Sallie Mae Bank Raises $1.5B via SMB Private Education Loan Trust ABS
Participants
Why It Matters
The sizable $1.5 billion raise underscores strong investor demand for high‑quality student‑loan ABS, while the superior credit profile of Smart Option loans enhances portfolio resilience and supports lower funding costs for Sallie Mae.
Key Takeaways
- •$1.5B raised via pass‑through ABS structure.
- •Smart Option loans show lower default rates than Signature.
- •Pool includes 83,110 loans with average FICO 736.
- •AAA‑rated senior tranches backed by 0.25% reserve fund.
- •Over‑collateralization jumps to 48% if cumulative default triggers.
Pulse Analysis
The student‑loan ABS market has rebounded after a period of heightened scrutiny, and Sallie Mae’s latest $1.5 billion issuance signals renewed confidence among institutional investors. By employing a pass‑through structure and offering a broad range of tranches, the deal caters to both risk‑averse and yield‑seeking participants. The long‑dated 2056 maturity aligns with investors’ search for stable, inflation‑linked cash flows, while the sizable issuance size reinforces the depth of the secondary market for education‑related assets.

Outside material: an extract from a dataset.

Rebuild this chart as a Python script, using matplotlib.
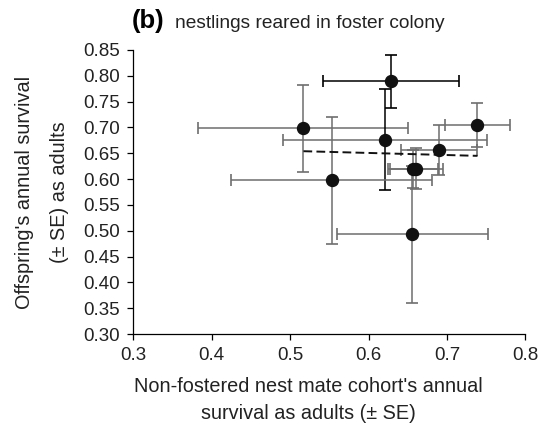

Central to the transaction’s appeal is the Smart Option loan program, which filters borrowers through tighter underwriting standards and co‑signature requirements. With an average FICO of 736 and a loan balance near $18,500, the pool’s credit metrics outpace traditional student‑loan benchmarks. The program’s emphasis on four‑year, not‑for‑profit institutions further reduces default probability, enabling DBRS to assign AAA ratings to the senior A1A and A1B tranches. This premium rating translates into lower yields for investors, but also offers Sallie Mae a cheaper source of capital to fund future loan originations.
Robust credit‑enhancement mechanisms bolster the structure’s resilience. Reserve accounts funded at 0.25% of senior balances, combined with multiple subordination layers, provide coverage ratios exceeding three‑times the base‑case default assumption across all rating tiers. A cumulative default trigger that raises the senior over‑collateralization target to 48% adds an extra safety net. For market participants, these features deliver a compelling risk‑adjusted return profile and set a benchmark for future education‑loan securitizations in a landscape where credit quality remains paramount.
Deal Summary
Sallie Mae Bank announced a $1.5 billion asset‑backed securities issuance through the SMB Private Education Loan Trust, backed by 83,110 private student‑loan assets from its Smart Option program. The DBRS‑rated transaction, featuring AAA‑BBB tranches, is slated to close on April 2, 2026.